DRIVE OF THE GAME: After being somewhat humiliated (ed.: That's assumed on my part. I should mention here that at no point did Dave ever tell me he felt any humiliation on his part for this) by the backhanded and casual trickery employed by the Dealer's third basemen when he dropped Dave's liner and proceeded to turn it into a double play, Dave had a chance to make a statement next time he stepped up to the plate. With the bases loaded, Dave sat on a hanging breaking ball and smashed it into left for his first (I suppose) "genuine" double of the season, and our only extra base hit all game. A clean, 2-RBI knock after assuming Bobby's usual position in the clean-up spot, all the more satisfying after Dave had said privately that he was "getting used to striking out" the week before. We can all learn a lot from Dave. I'm not sure exactly what yet, but we all sure as hell can.
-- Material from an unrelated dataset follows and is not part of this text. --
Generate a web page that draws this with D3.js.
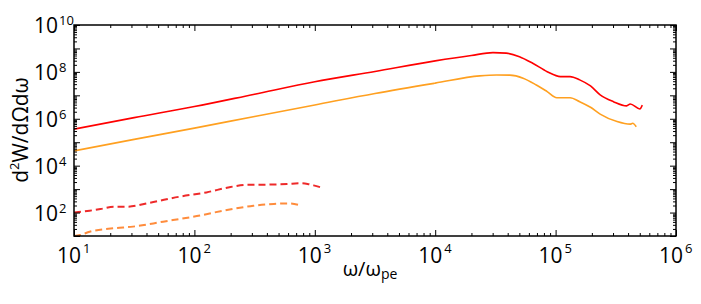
<!DOCTYPE html>
<html>
<head>
<meta charset="utf-8">
<script src="https://cdn.jsdelivr.net/npm/d3@7"></script>
<style>
  body { margin: 0; background: #fff; }
  svg { display: block; font-family: "Open Sans", sans-serif; }
</style>
</head>
<body>
<svg id="chart" width="701" height="304"></svg>
<script>
// values, as log10(omega/omega_pe) and log10(d2W/dOmega domega)
const solidRedLogW = [1.0, 1.5, 2.0, 2.5, 3.0, 3.5, 4.0, 4.3, 4.48, 4.59, 4.7, 4.81, 4.93, 5.04, 5.12, 5.2, 5.29, 5.37, 5.48, 5.59, 5.62, 5.7, 5.72];
const solidRedLogI = [5.56, 6.05, 6.52, 7.05, 7.58, 8.02, 8.47, 8.7, 8.82, 8.8, 8.65, 8.37, 8.01, 7.8, 7.8, 7.66, 7.4, 7.02, 6.73, 6.55, 6.63, 6.42, 6.58];

const solidOrangeLogW = [1.0, 1.5, 2.0, 2.5, 3.0, 3.5, 4.0, 4.37, 4.51, 4.62, 4.73, 4.84, 4.93, 5.01, 5.12, 5.2, 5.29, 5.37, 5.51, 5.62, 5.64, 5.67];
const solidOrangeLogI = [4.63, 5.12, 5.6, 6.1, 6.59, 7.08, 7.52, 7.83, 7.87, 7.86, 7.73, 7.44, 7.16, 6.9, 6.9, 6.73, 6.49, 6.2, 5.88, 5.77, 5.81, 5.66];

const dashedRedLogW = [1.0, 1.13, 1.22, 1.33, 1.44, 1.63, 1.88, 2.1, 2.3, 2.43, 2.6, 2.77, 2.88, 2.94, 2.99, 3.06];
const dashedRedLogI = [2.0, 2.08, 2.15, 2.25, 2.25, 2.42, 2.68, 2.86, 3.09, 3.18, 3.19, 3.22, 3.25, 3.22, 3.16, 3.06];

const dashedOrangeLogW = [1.0, 1.05, 1.13, 1.33, 1.49, 1.74, 2.02, 2.27, 2.49, 2.66, 2.79, 2.88];
const dashedOrangeLogI = [1.0, 1.04, 1.18, 1.33, 1.4, 1.61, 1.85, 2.11, 2.29, 2.37, 2.39, 2.31];

const xTickExp = [1, 2, 3, 4, 5, 6];
const yTickExp = [2, 4, 6, 8, 10];

const series = [
  {logW: solidRedLogW, logI: solidRedLogI, color: '#ff0000', dash: null, w: 1.6},
  {logW: solidOrangeLogW, logI: solidOrangeLogI, color: '#ffa020', dash: null, w: 1.6},
  {logW: dashedRedLogW, logI: dashedRedLogI, color: '#ee2a2a', dash: '7,4', w: 2},
  {logW: dashedOrangeLogW, logI: dashedOrangeLogI, color: '#ff8c3c', dash: '7,4', w: 2},
];

const margin = {top: 25, right: 25, bottom: 68, left: 74};
const svg = d3.select('#chart');
const width = 701 - margin.left - margin.right;
const height = 304 - margin.top - margin.bottom;

const x = d3.scaleLog().domain([1e1, 1e6]).range([0, width]);
const y = d3.scaleLog().domain([1e1, 1e10]).range([height, 0]);

const g = svg.append('g').attr('transform', `translate(${margin.left},${margin.top})`);

g.append('clipPath').attr('id', 'clip')
  .append('rect').attr('width', width).attr('height', height);

const line = d3.line()
  .curve(d3.curveMonotoneX)
  .x(d => x(d[0]))
  .y(d => y(d[1]));

series.forEach((s) => {
  const pts = s.logW.map((w, i) => [Math.pow(10, w), Math.pow(10, s.logI[i])]);
  g.append('path')
    .datum(pts)
    .attr('clip-path', 'url(#clip)')
    .attr('fill', 'none')
    .attr('stroke', s.color)
    .attr('stroke-width', s.w)
    .attr('stroke-dasharray', s.dash)
    .attr('d', line);
});

// tick positions: majors at each decade, minors at 2..9
function minorTicks(lo, hi) {
  const out = [];
  for (let e = lo; e < hi; e++) {
    for (let m = 2; m <= 9; m++) out.push(m * Math.pow(10, e));
  }
  return out;
}
const xMajor = d3.range(1, 7).map(e => Math.pow(10, e));
const yMajor = d3.range(1, 11).map(e => Math.pow(10, e));
const xMinor = minorTicks(1, 6);
const yMinor = minorTicks(1, 10);

function drawAxis(axis, transform) {
  const a = g.append('g').attr('transform', transform).call(axis);
  a.selectAll('text').remove();
  a.select('.domain').remove();
  a.selectAll('line').attr('stroke', '#000').attr('stroke-width', 1);
}

drawAxis(d3.axisBottom(x).tickValues(xMajor).tickSize(-6), `translate(0,${height})`);
drawAxis(d3.axisBottom(x).tickValues(xMinor).tickSize(-3), `translate(0,${height})`);
drawAxis(d3.axisTop(x).tickValues(xMajor).tickSize(-6), 'translate(0,0)');
drawAxis(d3.axisTop(x).tickValues(xMinor).tickSize(-3), 'translate(0,0)');
drawAxis(d3.axisLeft(y).tickValues(yMajor).tickSize(-6), 'translate(0,0)');
drawAxis(d3.axisLeft(y).tickValues(yMinor).tickSize(-3), 'translate(0,0)');
drawAxis(d3.axisRight(y).tickValues(yMajor).tickSize(-6), `translate(${width},0)`);
drawAxis(d3.axisRight(y).tickValues(yMinor).tickSize(-3), `translate(${width},0)`);

g.append('rect')
  .attr('width', width)
  .attr('height', height)
  .attr('fill', 'none')
  .attr('stroke', '#000')
  .attr('stroke-width', 1.5);

// tick labels as 10 with a superscript exponent
xTickExp.forEach((e) => {
  const px = x(Math.pow(10, e));
  g.append('text').attr('x', px + 7).attr('y', height + 27)
    .attr('text-anchor', 'end').attr('font-size', 21).text('10');
  g.append('text').attr('x', px + 9).attr('y', height + 17)
    .attr('font-size', 13).text(e);
});

yTickExp.forEach((e) => {
  const py = y(Math.pow(10, e));
  g.append('text').attr('x', -16).attr('y', py + 8)
    .attr('text-anchor', 'end').attr('font-size', 21).text('10');
  g.append('text').attr('x', -15).attr('y', py)
    .attr('font-size', 13).text(e);
});

const xTitle = svg.append('text')
  .attr('x', 370)
  .attr('y', 276)
  .attr('text-anchor', 'middle')
  .attr('font-size', 20);
xTitle.append('tspan').text('ω/ω');
xTitle.append('tspan').attr('font-size', 14).attr('dy', 3).text('pe');

const yTitle = svg.append('text')
  .attr('transform', 'translate(28,130) rotate(-90)')
  .attr('text-anchor', 'middle')
  .attr('font-size', 21);
yTitle.append('tspan').text('d');
yTitle.append('tspan').attr('font-size', 13).attr('dy', -9).text('2');
yTitle.append('tspan').attr('dy', 9).text('W/dΩdω');
</script>
</body>
</html>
JONATHAN SANCHEZ MISGUIDED COCKINESS OF THE GAME: Sam Bull. Sorry bud:
STATS
NEXT GAME:
At home 13 July v. Brians, with Zack Farwell taking the start
BUT . . .
in the meantime there is the "All-Star Game" on the fourth at Raimondi in Oakland, which starts at 2 I think. Whoever wants to show up can, it's essentially a fun pick-up game with food and beer and a "Home Run Derby" to follow.